My fridge is the best fired thing, it goes and goes, it can find a way to emerge from any rubble, from a voice within your head, from a collective sigh. O my fridge plays the harp on all records, only making them better. One day soon my fridge will be a theater, a small child, a winning lottery ticket, a lottery winner, a lovable stone. My dark fridge hands me crickets when I can’t find my garlic powder, it’s a dentist and an Aquaman. My dear fridge has all the friends I wish I had. My desperate fridge has been to the Whitehouse, discussed fiscal policies with the president, recommended a path to a fruitful life for all peoples of earth. My determined fridge has been to the top of Everest, has collided with a radio wave beamed to this planet by an extra-terrestrial civilization that no longer exists, as it sent the signal 80,000 years ago. My dank fridge waits in the jungle, ready to snipe the narco-traffickers with a silenced .50 caliber U.S. Marine issue sniper rifle. My sad fridge wonders why war is always the answer.
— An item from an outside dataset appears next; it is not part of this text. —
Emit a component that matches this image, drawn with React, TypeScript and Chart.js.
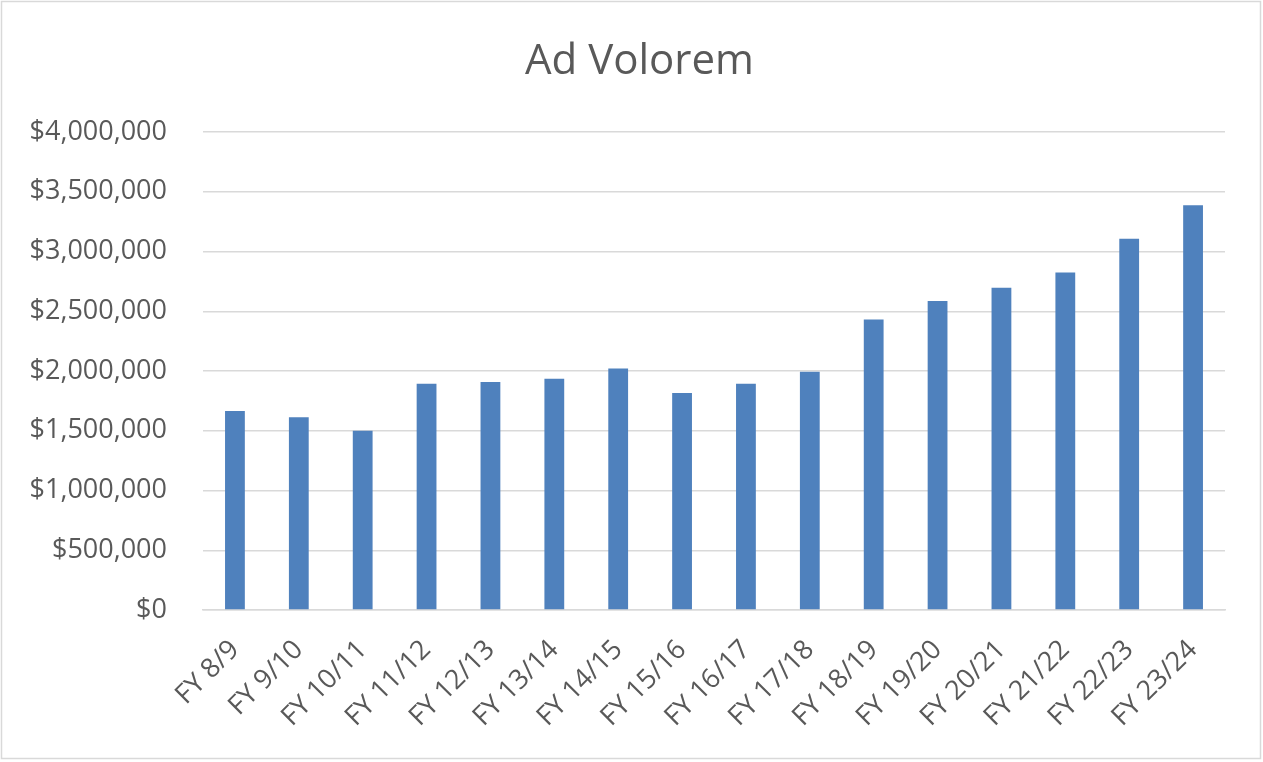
import React, { useEffect, useRef } from "react";
import { Chart, registerables } from "chart.js";

Chart.register(...registerables);

const categories = [
  "FY 8/9", "FY 9/10", "FY 10/11", "FY 11/12", "FY 12/13", "FY 13/14", "FY 14/15", "FY 15/16",
  "FY 16/17", "FY 17/18", "FY 18/19", "FY 19/20", "FY 20/21", "FY 21/22", "FY 22/23", "FY 23/24",
];
const adValorem = [
  1665000, 1612000, 1500000, 1893000, 1907000, 1935000, 2020000, 1815000,
  1893000, 1993000, 2430000, 2586000, 2697000, 2825000, 3106000, 3388000,
];
const yTicks = [0, 500000, 1000000, 1500000, 2000000, 2500000, 3000000, 3500000, 4000000];
const chartTitle = "Ad Volorem";

const frame = {
  id: "frame",
  beforeDraw(chart: any) {
    const { ctx, width, height } = chart;
    ctx.save();
    ctx.fillStyle = "#ffffff";
    ctx.fillRect(0, 0, width, height);
    ctx.strokeStyle = "#d9d9d9";
    ctx.lineWidth = 1.5;
    ctx.strokeRect(1.5, 1.5, width - 4, height - 5);
    ctx.restore();
  },
  afterDraw(chart: any) {
    const { ctx, chartArea } = chart;
    ctx.save();
    ctx.fillStyle = "#595959";
    ctx.font = "42px 'Open Sans'";
    ctx.textAlign = "center";
    ctx.textBaseline = "middle";
    // centred over the whole chart frame (Excel-style), placed above the plot area
    ctx.fillText(chartTitle, (54 + chartArea.right) / 2, chartArea.top - 70);
    ctx.restore();
  },
};

export default function App() {
  const ref = useRef<HTMLCanvasElement>(null);
  useEffect(() => {
    const fmt = (v: number) => "$" + v.toLocaleString("en-US");
    const chart = new Chart(ref.current!, {
      type: "bar",
      data: {
        labels: categories,
        datasets: [
          {
            label: chartTitle,
            data: adValorem,
            backgroundColor: "#4f81bd",
            borderWidth: 0,
            barPercentage: 0.62,
            categoryPercentage: 0.5,
          },
        ],
      },
      plugins: [frame],
      options: {
        animation: false,
        responsive: false,
        maintainAspectRatio: false,
        layout: { padding: { left: 0, right: 38, top: 132, bottom: 0 } },
        plugins: {
          legend: { display: false },
          tooltip: { enabled: false },
          title: { display: false },
        },
        scales: {
          x: {
            grid: { display: false, drawTicks: false },
            border: { display: true, color: "#d9d9d9", width: 1.5 },
            ticks: {
              autoSkip: false,
              minRotation: 45,
              maxRotation: 45,
              padding: 24,
              color: "#595959",
              font: { family: "'Open Sans'", size: 27 },
            },
            afterFit: (s: any) => {
              s.height = 152;
            },
          },
          y: {
            min: 0,
            max: 4000000,
            afterBuildTicks: (s: any) => {
              s.ticks = yTicks.map((v) => ({ value: v }));
            },
            grid: { color: "#d9d9d9", lineWidth: 1.5, drawTicks: false },
            border: { display: false },
            ticks: {
              padding: 36,
              color: "#595959",
              font: { family: "'Open Sans'", size: 27 },
              callback: (v: any) => fmt(Number(v)),
            },
            afterFit: (s: any) => {
              s.width = 203;
            },
          },
        },
      },
    });
    return () => chart.destroy();
  }, []);
  return (
    <div style={{ position: "absolute", left: 0, top: 0, width: 1263, height: 762 }}>
      <canvas ref={ref} width={1263} height={762} style={{ display: "block" }} />
    </div>
  );
}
My sudden fridge hits me where it hurts, in the knee, on my orbital bone, in the solar plexus. My switching fridge has the nerve to chase other people’s dreams, accomplishing wondrous projects and getting full credit. My deep fridge knows that the future of reality is the cold void. My compartmentalizing fridge doesn’t fear sadness. My death fridge puts in a good word for me in its imaginary heaven. My broken fridge fixes itself, stands on the summit of a growing mountain, marvels at shale and the seismic roots of our tectonic past. My master fridge painted the caves at Lascaux, Chauvet, and built Chichen Itza in its infernal, interminable youth. My bleary fridge takes me to a bar, gets me high on ice trays and crisper drawers, and walks me home in the rain.

1 comment:

Anonymous said...

I am so glad to find this here...I have thought much, many thoughts I've had about your fridge. And its journey. It's odd how your fridge made me think harder than most hair dryers. Or bicycle chains.